▶ _Given data_:
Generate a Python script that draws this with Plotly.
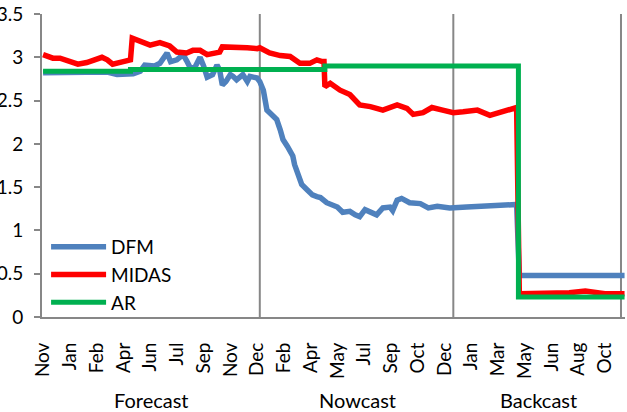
import plotly.graph_objects as go

# x = business-day index from start of forecast window, labels every 30 days
tick_days = list(range(0, 631, 30))
tick_labels = ["Nov", "Jan", "Feb", "Apr", "Jun", "Jul", "Sep", "Nov", "Dec", "Feb", "Apr",
               "May", "Jul", "Sep", "Oct", "Dec", "Jan", "Mar", "May", "Jun", "Aug", "Oct"]

dfm_days = [0, 11, 30, 56, 72, 83, 95, 101, 109, 114, 125, 131, 139, 143, 150, 157, 161, 165,
            170, 176, 180, 184, 190, 195, 198, 201, 205, 210, 213, 217, 224, 229, 232, 240,
            243, 247, 251, 256, 262, 266, 269, 274, 277, 280, 282, 286, 290, 296, 302, 307,
            311, 318, 325, 330, 336, 344, 350, 355, 361, 367, 374, 381, 389, 392, 397, 402,
            411, 423, 432, 442, 456, 475, 493, 516, 531, 534, 652]
dfm_vals = [2.82, 2.82, 2.82, 2.82, 2.83, 2.80, 2.80, 2.81, 2.84, 2.91, 2.90, 2.93, 3.05, 2.95,
            2.97, 3.03, 2.96, 2.88, 2.88, 3.00, 2.90, 2.77, 2.80, 2.91, 2.85, 2.68, 2.72, 2.80,
            2.78, 2.74, 2.80, 2.72, 2.78, 2.76, 2.72, 2.62, 2.39, 2.33, 2.28, 2.16, 2.05, 1.97,
            1.92, 1.86, 1.76, 1.66, 1.53, 1.47, 1.41, 1.39, 1.38, 1.32, 1.30, 1.27, 1.21, 1.22,
            1.18, 1.16, 1.24, 1.21, 1.18, 1.26, 1.27, 1.23, 1.35, 1.37, 1.32, 1.31, 1.26, 1.28,
            1.26, 1.27, 1.28, 1.29, 1.30, 0.48, 0.48]

midas_days = [0, 11, 19, 30, 39, 49, 56, 66, 72, 78, 90, 98, 100, 109, 120, 131, 142, 150,
              161, 168, 176, 184, 195, 198, 201, 213, 229, 240, 243, 254, 266, 277, 288, 299,
              307, 313, 315, 316, 322, 333, 344, 355, 367, 381, 397, 408, 415, 426, 436, 448,
              460, 471, 487, 501, 516, 531, 534, 560, 590, 608, 630, 652]
midas_vals = [3.03, 2.99, 2.99, 2.95, 2.92, 2.94, 2.96, 3.00, 2.97, 2.92, 2.95, 2.97, 3.22,
              3.18, 3.14, 3.17, 3.13, 3.06, 3.05, 3.08, 3.08, 3.03, 3.05, 3.06, 3.12, 3.12,
              3.11, 3.10, 3.11, 3.05, 3.02, 3.01, 2.93, 2.93, 2.97, 2.95, 2.95, 2.66, 2.70,
              2.62, 2.57, 2.45, 2.43, 2.39, 2.45, 2.41, 2.34, 2.36, 2.42, 2.39, 2.36, 2.37,
              2.39, 2.33, 2.37, 2.42, 0.27, 0.27, 0.28, 0.30, 0.27, 0.27]

ar_days = [0, 98, 316, 533, 652]
ar_vals = [2.84, 2.86, 2.90, 0.23, 0.23]

period_bounds = [243, 460, 648]
periods = ["Forecast", "Nowcast", "Backcast"]
period_centers = [122, 353, 556]

FONT = "Lato, Calibri, sans-serif"
AXIS_GREY = "#878787"

fig = go.Figure()
fig.add_trace(go.Scatter(x=dfm_days, y=dfm_vals, mode="lines", name="DFM",
                         line=dict(color="#4F81BD", width=5.5)))
fig.add_trace(go.Scatter(x=midas_days, y=midas_vals, mode="lines", name="MIDAS",
                         line=dict(color="#FF0000", width=5.5)))
fig.add_trace(go.Scatter(x=ar_days, y=ar_vals, mode="lines", name="AR",
                         line=dict(color="#00B050", width=5, shape="hv")))

for b in period_bounds:
    fig.add_shape(type="line", x0=b, x1=b, y0=0, y1=1, yref="paper",
                  line=dict(color=AXIS_GREY, width=2), layer="below")

annotations = [dict(text=p, x=c, xref="x", y=-0.275, yref="paper", showarrow=False,
                    font=dict(size=20, color="#000000"), yanchor="middle")
               for p, c in zip(periods, period_centers)]

fig.update_layout(
    width=627, height=412,
    margin=dict(l=42, r=2, t=14, b=95, autoexpand=False),
    plot_bgcolor="white", paper_bgcolor="white",
    font=dict(family=FONT, size=19, color="#000000"),
    showlegend=True,
    legend=dict(x=0.007, y=0.294, xanchor="left", yanchor="top",
                bgcolor="rgba(0,0,0,0)", font=dict(size=19), itemwidth=55,
                tracegroupgap=0),
    annotations=annotations,
    xaxis=dict(range=[-1.2, 652.5], tickmode="array", tickvals=tick_days,
               ticktext=tick_labels, tickangle=-90, showgrid=False, zeroline=False,
               showline=True, linecolor=AXIS_GREY, linewidth=2, ticks="",
               ticklabelstandoff=16, automargin=False),
    yaxis=dict(range=[0, 3.5], dtick=0.5, showgrid=False, zeroline=False,
               showline=True, linecolor=AXIS_GREY, linewidth=2, ticks="outside",
               ticklen=6, tickwidth=2, tickcolor=AXIS_GREY, ticklabelstandoff=7,
               automargin=False),
)

# the page body has a default 8px margin; drop it so the figure sits at the window corner
fig.write_html("out.html", config={"displayModeBar": False},
               post_script="document.body.style.margin='0px';")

▶ _What this task involves_:
Return each line of the data, keeping its wording exact and omitting pictures.

▶ _The solution_:
Generate a Python script that draws this with Plotly.
import plotly.graph_objects as go

# x = business-day index from start of forecast window, labels every 30 days
tick_days = list(range(0, 631, 30))
tick_labels = ["Nov", "Jan", "Feb", "Apr", "Jun", "Jul", "Sep", "Nov", "Dec", "Feb", "Apr",
               "May", "Jul", "Sep", "Oct", "Dec", "Jan", "Mar", "May", "Jun", "Aug", "Oct"]

dfm_days = [0, 11, 30, 56, 72, 83, 95, 101, 109, 114, 125, 131, 139, 143, 150, 157, 161, 165,
            170, 176, 180, 184, 190, 195, 198, 201, 205, 210, 213, 217, 224, 229, 232, 240,
            243, 247, 251, 256, 262, 266, 269, 274, 277, 280, 282, 286, 290, 296, 302, 307,
            311, 318, 325, 330, 336, 344, 350, 355, 361, 367, 374, 381, 389, 392, 397, 402,
            411, 423, 432, 442, 456, 475, 493, 516, 531, 534, 652]
dfm_vals = [2.82, 2.82, 2.82, 2.82, 2.83, 2.80, 2.80, 2.81, 2.84, 2.91, 2.90, 2.93, 3.05, 2.95,
            2.97, 3.03, 2.96, 2.88, 2.88, 3.00, 2.90, 2.77, 2.80, 2.91, 2.85, 2.68, 2.72, 2.80,
            2.78, 2.74, 2.80, 2.72, 2.78, 2.76, 2.72, 2.62, 2.39, 2.33, 2.28, 2.16, 2.05, 1.97,
            1.92, 1.86, 1.76, 1.66, 1.53, 1.47, 1.41, 1.39, 1.38, 1.32, 1.30, 1.27, 1.21, 1.22,
            1.18, 1.16, 1.24, 1.21, 1.18, 1.26, 1.27, 1.23, 1.35, 1.37, 1.32, 1.31, 1.26, 1.28,
            1.26, 1.27, 1.28, 1.29, 1.30, 0.48, 0.48]

midas_days = [0, 11, 19, 30, 39, 49, 56, 66, 72, 78, 90, 98, 100, 109, 120, 131, 142, 150,
              161, 168, 176, 184, 195, 198, 201, 213, 229, 240, 243, 254, 266, 277, 288, 299,
              307, 313, 315, 316, 322, 333, 344, 355, 367, 381, 397, 408, 415, 426, 436, 448,
              460, 471, 487, 501, 516, 531, 534, 560, 590, 608, 630, 652]
midas_vals = [3.03, 2.99, 2.99, 2.95, 2.92, 2.94, 2.96, 3.00, 2.97, 2.92, 2.95, 2.97, 3.22,
              3.18, 3.14, 3.17, 3.13, 3.06, 3.05, 3.08, 3.08, 3.03, 3.05, 3.06, 3.12, 3.12,
              3.11, 3.10, 3.11, 3.05, 3.02, 3.01, 2.93, 2.93, 2.97, 2.95, 2.95, 2.66, 2.70,
              2.62, 2.57, 2.45, 2.43, 2.39, 2.45, 2.41, 2.34, 2.36, 2.42, 2.39, 2.36, 2.37,
              2.39, 2.33, 2.37, 2.42, 0.27, 0.27, 0.28, 0.30, 0.27, 0.27]

ar_days = [0, 98, 316, 533, 652]
ar_vals = [2.84, 2.86, 2.90, 0.23, 0.23]

period_bounds = [243, 460, 648]
periods = ["Forecast", "Nowcast", "Backcast"]
period_centers = [122, 353, 556]

FONT = "Lato, Calibri, sans-serif"
AXIS_GREY = "#878787"

fig = go.Figure()
fig.add_trace(go.Scatter(x=dfm_days, y=dfm_vals, mode="lines", name="DFM",
                         line=dict(color="#4F81BD", width=5.5)))
fig.add_trace(go.Scatter(x=midas_days, y=midas_vals, mode="lines", name="MIDAS",
                         line=dict(color="#FF0000", width=5.5)))
fig.add_trace(go.Scatter(x=ar_days, y=ar_vals, mode="lines", name="AR",
                         line=dict(color="#00B050", width=5, shape="hv")))

for b in period_bounds:
    fig.add_shape(type="line", x0=b, x1=b, y0=0, y1=1, yref="paper",
                  line=dict(color=AXIS_GREY, width=2), layer="below")

annotations = [dict(text=p, x=c, xref="x", y=-0.275, yref="paper", showarrow=False,
                    font=dict(size=20, color="#000000"), yanchor="middle")
               for p, c in zip(periods, period_centers)]

fig.update_layout(
    width=627, height=412,
    margin=dict(l=42, r=2, t=14, b=95, autoexpand=False),
    plot_bgcolor="white", paper_bgcolor="white",
    font=dict(family=FONT, size=19, color="#000000"),
    showlegend=True,
    legend=dict(x=0.007, y=0.294, xanchor="left", yanchor="top",
                bgcolor="rgba(0,0,0,0)", font=dict(size=19), itemwidth=55,
                tracegroupgap=0),
    annotations=annotations,
    xaxis=dict(range=[-1.2, 652.5], tickmode="array", tickvals=tick_days,
               ticktext=tick_labels, tickangle=-90, showgrid=False, zeroline=False,
               showline=True, linecolor=AXIS_GREY, linewidth=2, ticks="",
               ticklabelstandoff=16, automargin=False),
    yaxis=dict(range=[0, 3.5], dtick=0.5, showgrid=False, zeroline=False,
               showline=True, linecolor=AXIS_GREY, linewidth=2, ticks="outside",
               ticklen=6, tickwidth=2, tickcolor=AXIS_GREY, ticklabelstandoff=7,
               automargin=False),
)

# the page body has a default 8px margin; drop it so the figure sits at the window corner
fig.write_html("out.html", config={"displayModeBar": False},
               post_script="document.body.style.margin='0px';")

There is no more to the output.